Print the listing from its top line through the line containing "const columns = ['2004", nothing more, and leave out the pictures.

_ _ _ _ _ _ _

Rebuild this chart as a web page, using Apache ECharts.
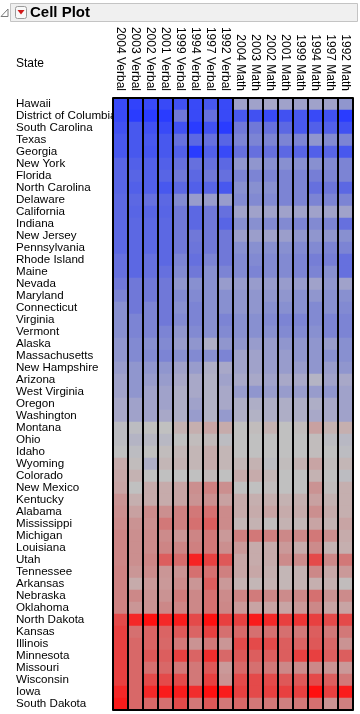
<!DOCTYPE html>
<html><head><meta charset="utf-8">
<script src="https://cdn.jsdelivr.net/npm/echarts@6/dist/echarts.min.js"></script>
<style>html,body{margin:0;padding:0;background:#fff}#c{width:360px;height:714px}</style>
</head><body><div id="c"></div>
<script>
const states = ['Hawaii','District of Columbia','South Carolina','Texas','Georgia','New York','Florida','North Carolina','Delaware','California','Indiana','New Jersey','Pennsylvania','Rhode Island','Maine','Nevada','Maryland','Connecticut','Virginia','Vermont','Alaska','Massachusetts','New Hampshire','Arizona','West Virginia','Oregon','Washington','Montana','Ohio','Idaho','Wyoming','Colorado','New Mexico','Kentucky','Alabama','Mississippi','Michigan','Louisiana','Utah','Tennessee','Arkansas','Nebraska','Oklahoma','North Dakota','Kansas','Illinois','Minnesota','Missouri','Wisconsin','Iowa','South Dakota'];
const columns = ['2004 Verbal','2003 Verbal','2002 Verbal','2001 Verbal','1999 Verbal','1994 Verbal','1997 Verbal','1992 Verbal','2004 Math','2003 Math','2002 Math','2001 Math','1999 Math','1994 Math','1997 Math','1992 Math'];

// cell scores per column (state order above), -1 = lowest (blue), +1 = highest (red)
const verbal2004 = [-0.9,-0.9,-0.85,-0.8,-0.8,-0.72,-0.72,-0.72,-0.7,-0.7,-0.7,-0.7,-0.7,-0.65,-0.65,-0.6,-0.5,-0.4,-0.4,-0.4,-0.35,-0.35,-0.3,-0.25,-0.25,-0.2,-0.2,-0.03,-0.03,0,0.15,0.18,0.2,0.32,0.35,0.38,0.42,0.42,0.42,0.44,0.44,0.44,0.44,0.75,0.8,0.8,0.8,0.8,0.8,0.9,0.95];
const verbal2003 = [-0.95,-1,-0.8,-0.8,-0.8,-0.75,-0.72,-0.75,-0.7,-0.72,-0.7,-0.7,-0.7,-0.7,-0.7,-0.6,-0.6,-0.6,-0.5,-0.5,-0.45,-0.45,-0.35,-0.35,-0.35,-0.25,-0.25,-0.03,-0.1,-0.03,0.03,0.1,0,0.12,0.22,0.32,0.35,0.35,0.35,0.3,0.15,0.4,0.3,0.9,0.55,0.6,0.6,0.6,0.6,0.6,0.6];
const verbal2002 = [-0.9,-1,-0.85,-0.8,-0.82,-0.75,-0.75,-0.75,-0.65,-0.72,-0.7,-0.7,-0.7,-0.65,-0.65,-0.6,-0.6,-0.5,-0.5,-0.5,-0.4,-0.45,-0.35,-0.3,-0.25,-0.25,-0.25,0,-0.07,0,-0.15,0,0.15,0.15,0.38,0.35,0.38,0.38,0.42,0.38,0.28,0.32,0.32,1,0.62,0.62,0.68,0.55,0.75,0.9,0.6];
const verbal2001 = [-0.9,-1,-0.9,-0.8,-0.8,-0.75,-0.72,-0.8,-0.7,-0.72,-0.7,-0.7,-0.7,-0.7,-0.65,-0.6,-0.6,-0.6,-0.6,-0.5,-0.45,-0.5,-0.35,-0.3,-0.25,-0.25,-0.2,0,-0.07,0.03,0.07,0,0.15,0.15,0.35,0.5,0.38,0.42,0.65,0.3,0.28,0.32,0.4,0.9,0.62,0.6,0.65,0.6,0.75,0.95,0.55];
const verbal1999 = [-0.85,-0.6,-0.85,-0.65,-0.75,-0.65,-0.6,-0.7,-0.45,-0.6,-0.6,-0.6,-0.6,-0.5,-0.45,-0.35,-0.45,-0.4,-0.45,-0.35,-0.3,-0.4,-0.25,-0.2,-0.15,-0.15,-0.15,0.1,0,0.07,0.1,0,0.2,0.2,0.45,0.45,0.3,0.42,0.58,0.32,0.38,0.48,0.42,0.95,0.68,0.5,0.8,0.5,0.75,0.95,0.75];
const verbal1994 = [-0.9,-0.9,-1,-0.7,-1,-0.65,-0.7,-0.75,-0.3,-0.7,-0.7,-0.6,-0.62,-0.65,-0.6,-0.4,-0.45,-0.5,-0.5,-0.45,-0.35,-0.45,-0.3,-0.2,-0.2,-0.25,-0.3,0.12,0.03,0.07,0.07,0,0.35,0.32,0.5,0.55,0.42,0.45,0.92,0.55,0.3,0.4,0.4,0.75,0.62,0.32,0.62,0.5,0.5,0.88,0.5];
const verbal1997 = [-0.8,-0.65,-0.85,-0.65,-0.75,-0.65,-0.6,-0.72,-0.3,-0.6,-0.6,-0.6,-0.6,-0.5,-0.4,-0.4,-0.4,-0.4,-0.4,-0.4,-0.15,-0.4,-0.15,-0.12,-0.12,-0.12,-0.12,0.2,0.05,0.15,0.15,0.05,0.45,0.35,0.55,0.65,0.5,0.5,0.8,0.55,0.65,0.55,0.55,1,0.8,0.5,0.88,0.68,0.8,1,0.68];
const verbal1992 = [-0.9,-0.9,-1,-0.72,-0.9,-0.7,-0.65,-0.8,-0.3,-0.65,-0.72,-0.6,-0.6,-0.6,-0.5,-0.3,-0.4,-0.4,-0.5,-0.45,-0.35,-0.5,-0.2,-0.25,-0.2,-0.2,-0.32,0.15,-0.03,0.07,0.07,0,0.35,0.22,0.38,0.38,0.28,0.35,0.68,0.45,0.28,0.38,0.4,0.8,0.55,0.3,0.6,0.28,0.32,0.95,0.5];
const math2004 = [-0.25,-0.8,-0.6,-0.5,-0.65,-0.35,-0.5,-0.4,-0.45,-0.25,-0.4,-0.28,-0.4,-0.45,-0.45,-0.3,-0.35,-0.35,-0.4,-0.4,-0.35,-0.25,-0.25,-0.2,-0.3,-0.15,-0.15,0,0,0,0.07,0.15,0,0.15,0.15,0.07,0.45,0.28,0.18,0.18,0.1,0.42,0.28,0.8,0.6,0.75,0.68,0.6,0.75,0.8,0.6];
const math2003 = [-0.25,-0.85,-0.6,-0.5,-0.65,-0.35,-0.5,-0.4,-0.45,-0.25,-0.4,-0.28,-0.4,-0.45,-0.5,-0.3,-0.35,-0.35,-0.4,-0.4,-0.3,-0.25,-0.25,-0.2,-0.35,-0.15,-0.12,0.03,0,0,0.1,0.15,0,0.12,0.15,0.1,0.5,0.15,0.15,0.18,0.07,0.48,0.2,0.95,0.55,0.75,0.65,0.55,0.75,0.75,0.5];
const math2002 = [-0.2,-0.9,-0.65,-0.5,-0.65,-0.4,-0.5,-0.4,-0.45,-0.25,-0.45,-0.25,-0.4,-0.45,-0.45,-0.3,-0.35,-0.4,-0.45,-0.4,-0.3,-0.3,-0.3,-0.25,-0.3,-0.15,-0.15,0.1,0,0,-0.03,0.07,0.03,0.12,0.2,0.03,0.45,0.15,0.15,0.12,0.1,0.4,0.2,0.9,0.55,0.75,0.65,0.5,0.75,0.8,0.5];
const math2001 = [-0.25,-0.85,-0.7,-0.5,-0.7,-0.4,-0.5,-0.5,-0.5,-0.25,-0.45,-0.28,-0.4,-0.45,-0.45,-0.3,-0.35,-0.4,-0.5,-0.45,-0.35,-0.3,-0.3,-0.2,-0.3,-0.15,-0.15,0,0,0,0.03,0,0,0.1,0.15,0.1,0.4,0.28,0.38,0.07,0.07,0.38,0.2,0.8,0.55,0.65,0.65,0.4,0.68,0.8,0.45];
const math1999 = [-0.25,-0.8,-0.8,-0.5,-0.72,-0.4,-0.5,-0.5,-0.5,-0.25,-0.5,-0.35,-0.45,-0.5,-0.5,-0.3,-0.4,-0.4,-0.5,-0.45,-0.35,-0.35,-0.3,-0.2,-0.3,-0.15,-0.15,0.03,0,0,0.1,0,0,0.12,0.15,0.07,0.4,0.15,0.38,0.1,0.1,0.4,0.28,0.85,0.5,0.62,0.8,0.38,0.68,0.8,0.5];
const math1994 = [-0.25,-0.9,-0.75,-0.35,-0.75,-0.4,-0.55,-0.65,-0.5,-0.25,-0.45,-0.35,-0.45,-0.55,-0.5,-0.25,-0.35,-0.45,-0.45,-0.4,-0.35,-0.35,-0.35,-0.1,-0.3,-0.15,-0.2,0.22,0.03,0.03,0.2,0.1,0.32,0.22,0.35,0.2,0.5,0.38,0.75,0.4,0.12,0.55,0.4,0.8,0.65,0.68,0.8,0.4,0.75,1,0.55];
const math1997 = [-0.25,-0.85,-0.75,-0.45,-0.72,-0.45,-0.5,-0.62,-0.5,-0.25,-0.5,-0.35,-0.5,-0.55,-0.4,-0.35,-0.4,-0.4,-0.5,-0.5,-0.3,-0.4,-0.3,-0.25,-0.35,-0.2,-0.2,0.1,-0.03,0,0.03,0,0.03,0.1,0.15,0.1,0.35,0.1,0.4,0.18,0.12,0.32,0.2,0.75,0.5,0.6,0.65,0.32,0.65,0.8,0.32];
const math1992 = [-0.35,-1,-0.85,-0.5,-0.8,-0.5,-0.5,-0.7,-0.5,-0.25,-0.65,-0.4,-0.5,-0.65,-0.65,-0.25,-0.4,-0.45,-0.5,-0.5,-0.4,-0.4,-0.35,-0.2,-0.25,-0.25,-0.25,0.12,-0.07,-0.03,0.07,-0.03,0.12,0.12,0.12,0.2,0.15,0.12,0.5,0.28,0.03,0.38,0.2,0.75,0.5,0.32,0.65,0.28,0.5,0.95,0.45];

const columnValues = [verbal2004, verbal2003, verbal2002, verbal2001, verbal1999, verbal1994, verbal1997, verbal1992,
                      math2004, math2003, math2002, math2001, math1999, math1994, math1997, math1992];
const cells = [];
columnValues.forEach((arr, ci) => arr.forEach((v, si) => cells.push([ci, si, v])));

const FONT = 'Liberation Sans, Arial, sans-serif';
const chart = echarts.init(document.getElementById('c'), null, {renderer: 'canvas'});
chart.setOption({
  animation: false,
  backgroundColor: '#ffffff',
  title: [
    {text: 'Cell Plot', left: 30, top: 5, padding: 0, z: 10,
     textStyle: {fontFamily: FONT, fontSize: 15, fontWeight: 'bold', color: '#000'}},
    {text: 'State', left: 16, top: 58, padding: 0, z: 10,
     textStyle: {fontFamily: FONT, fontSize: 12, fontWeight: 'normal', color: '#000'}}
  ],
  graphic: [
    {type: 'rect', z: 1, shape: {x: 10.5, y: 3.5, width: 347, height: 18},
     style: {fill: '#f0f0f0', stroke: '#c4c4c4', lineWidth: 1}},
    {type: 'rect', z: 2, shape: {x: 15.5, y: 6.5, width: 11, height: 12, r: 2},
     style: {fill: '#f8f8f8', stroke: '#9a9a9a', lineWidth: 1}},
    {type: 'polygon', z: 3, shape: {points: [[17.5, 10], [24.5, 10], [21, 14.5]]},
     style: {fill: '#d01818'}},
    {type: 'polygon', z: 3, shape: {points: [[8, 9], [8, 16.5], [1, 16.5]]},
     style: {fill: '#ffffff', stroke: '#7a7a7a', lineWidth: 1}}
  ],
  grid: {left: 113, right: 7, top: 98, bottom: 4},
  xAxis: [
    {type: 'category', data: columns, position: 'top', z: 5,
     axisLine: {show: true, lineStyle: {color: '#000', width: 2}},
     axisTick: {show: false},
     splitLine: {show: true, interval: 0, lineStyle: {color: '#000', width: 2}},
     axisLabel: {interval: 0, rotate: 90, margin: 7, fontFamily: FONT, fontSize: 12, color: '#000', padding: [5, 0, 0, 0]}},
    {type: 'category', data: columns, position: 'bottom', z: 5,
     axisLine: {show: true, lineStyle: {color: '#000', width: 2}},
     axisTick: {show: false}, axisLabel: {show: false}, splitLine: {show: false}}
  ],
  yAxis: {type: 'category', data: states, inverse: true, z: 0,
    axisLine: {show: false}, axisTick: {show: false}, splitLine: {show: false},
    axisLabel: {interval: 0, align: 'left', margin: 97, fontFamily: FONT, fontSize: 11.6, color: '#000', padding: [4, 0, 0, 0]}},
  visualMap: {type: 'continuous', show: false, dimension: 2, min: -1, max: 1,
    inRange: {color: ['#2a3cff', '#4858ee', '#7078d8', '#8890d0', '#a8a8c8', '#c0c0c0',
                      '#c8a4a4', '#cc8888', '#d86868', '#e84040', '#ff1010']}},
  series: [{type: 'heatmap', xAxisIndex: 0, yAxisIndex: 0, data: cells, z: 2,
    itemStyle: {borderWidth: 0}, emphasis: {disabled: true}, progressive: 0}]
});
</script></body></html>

_ _ _ _ _ _ _

Task answer:
Rebuild this chart as a web page, using Apache ECharts.
<!DOCTYPE html>
<html><head><meta charset="utf-8">
<script src="https://cdn.jsdelivr.net/npm/echarts@6/dist/echarts.min.js"></script>
<style>html,body{margin:0;padding:0;background:#fff}#c{width:360px;height:714px}</style>
</head><body><div id="c"></div>
<script>
const states = ['Hawaii','District of Columbia','South Carolina','Texas','Georgia','New York','Florida','North Carolina','Delaware','California','Indiana','New Jersey','Pennsylvania','Rhode Island','Maine','Nevada','Maryland','Connecticut','Virginia','Vermont','Alaska','Massachusetts','New Hampshire','Arizona','West Virginia','Oregon','Washington','Montana','Ohio','Idaho','Wyoming','Colorado','New Mexico','Kentucky','Alabama','Mississippi','Michigan','Louisiana','Utah','Tennessee','Arkansas','Nebraska','Oklahoma','North Dakota','Kansas','Illinois','Minnesota','Missouri','Wisconsin','Iowa','South Dakota'];
const columns = ['2004 Verbal','2003 Verbal','2002 Verbal','2001 Verbal','1999 Verbal','1994 Verbal','1997 Verbal','1992 Verbal','2004 Math','2003 Math','2002 Math','2001 Math','1999 Math','1994 Math','1997 Math','1992 Math'];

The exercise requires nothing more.